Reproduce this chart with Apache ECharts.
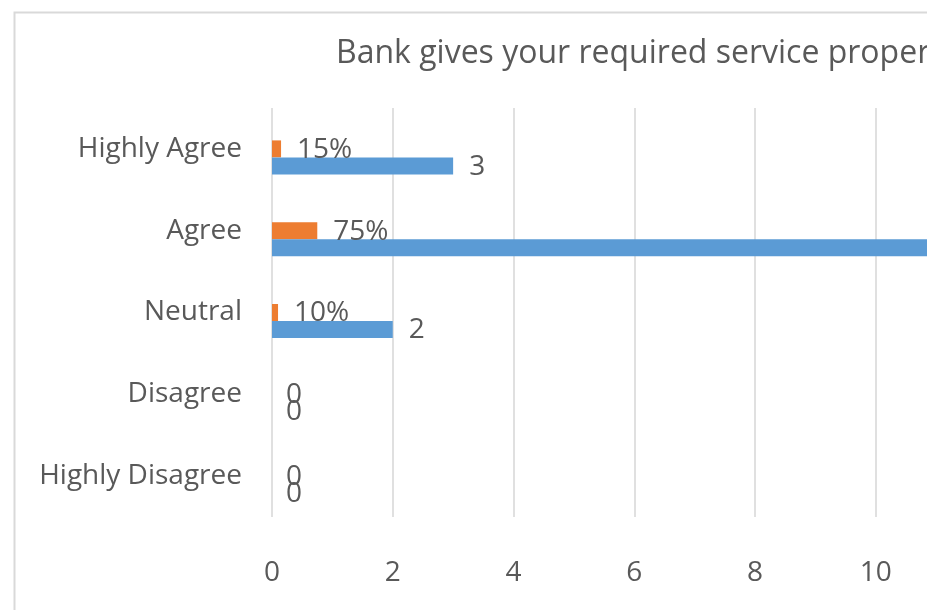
<!DOCTYPE html>
<html>
<head>
<meta charset="utf-8">
<script src="https://cdn.jsdelivr.net/npm/echarts@6/dist/echarts.min.js"></script>
<style>
  html, body { margin: 0; padding: 0; background: #fff; }
  #chart { width: 927px; height: 610px; }
</style>
</head>
<body>
<div id="chart"></div>
<script>
// Survey responses, listed bottom-to-top as the category axis draws them
const categories = ['Highly Disagree', 'Disagree', 'Neutral', 'Agree', 'Highly Agree'];
const counts = [0, 0, 2, 15, 3];
const shares = [0, 0, 0.10, 0.75, 0.15];
const xTicks = [0, 2, 4, 6, 8, 10, 12, 14, 16];

const FONT = '"Open Sans", "Noto Sans", sans-serif';
const TEXT = '#595959';
const X_MIN = xTicks[0];
const X_MAX = xTicks[xTicks.length - 1];

function labelled(values, fmt) {
  return values.map(v => ({
    value: v,
    label: {
      formatter: fmt(v),
      offset: v === 0 ? [-2, 1] : [0, 1]
    }
  }));
}

const chart = echarts.init(document.getElementById('chart'), null, { renderer: 'canvas' });

// Two stacked grids share one x scale: the first carries the axis labels and
// gridlines, the second (nudged down a little) carries the bars.
const gridBase = { left: 272, height: 409, width: 966, containLabel: false, outerBoundsMode: 'none' };

chart.setOption({
  animation: false,
  backgroundColor: '#ffffff',
  graphic: [{
    type: 'rect',
    left: 12,
    top: 10,
    shape: { width: 2000, height: 2000 },
    style: { fill: 'none', stroke: '#d9d9d9', lineWidth: 2 },
    silent: true,
    z: -1
  }],
  title: {
    text: 'Bank gives your required service properly',
    left: 331,
    top: 33,
    textStyle: { fontFamily: FONT, fontSize: 32, fontWeight: 'normal', color: TEXT }
  },
  grid: [
    Object.assign({ top: 108 }, gridBase),
    Object.assign({ top: 116.5 }, gridBase)
  ],
  xAxis: [
    {
      type: 'value', gridIndex: 0,
      min: X_MIN, max: X_MAX, interval: 2,
      axisLine: { show: false },
      axisTick: { show: false },
      axisLabel: { fontFamily: FONT, fontSize: 28, color: TEXT, margin: 42 },
      splitLine: { show: true, lineStyle: { color: '#d9d9d9', width: 1.6 } }
    },
    {
      type: 'value', gridIndex: 1,
      min: X_MIN, max: X_MAX, interval: 2,
      show: false
    }
  ],
  yAxis: [
    {
      type: 'category', gridIndex: 0,
      data: categories,
      axisLine: { show: false },
      axisTick: { show: false },
      axisLabel: { fontFamily: FONT, fontSize: 28, color: TEXT, margin: 30 }
    },
    {
      type: 'category', gridIndex: 1,
      data: categories,
      show: false
    }
  ],
  series: [
    {
      name: 'Share',
      type: 'bar',
      xAxisIndex: 1, yAxisIndex: 1,
      data: labelled(shares, v => Math.round(v * 100) === 0 ? '0' : Math.round(v * 100) + '%'),
      barWidth: 17,
      barGap: '0%',
      itemStyle: { color: '#ed7d31' },
      label: {
        show: true, position: 'right', distance: 16,
        fontFamily: FONT, fontSize: 28, color: TEXT
      }
    },
    {
      name: 'Count',
      type: 'bar',
      xAxisIndex: 1, yAxisIndex: 1,
      data: labelled(counts, v => String(v)),
      barWidth: 17,
      barGap: '0%',
      itemStyle: { color: '#5b9bd5' },
      label: {
        show: true, position: 'right', distance: 16,
        fontFamily: FONT, fontSize: 28, color: TEXT
      }
    }
  ]
});
</script>
</body>
</html>
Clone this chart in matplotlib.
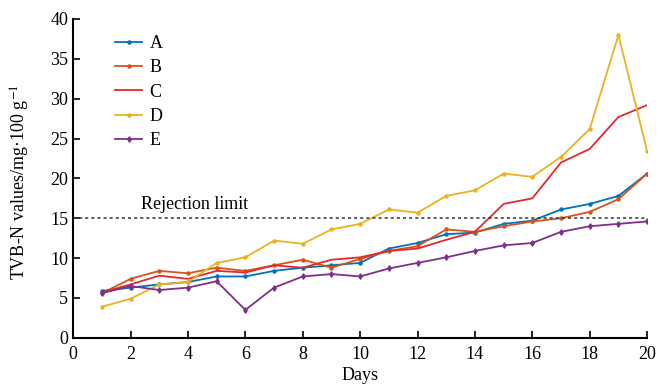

**Requirements**
Pick each line holding the word "this" out of the data and copy it.

**Finished answer**
Reproduce this chart with Apache ECharts.
Clone this chart in matplotlib.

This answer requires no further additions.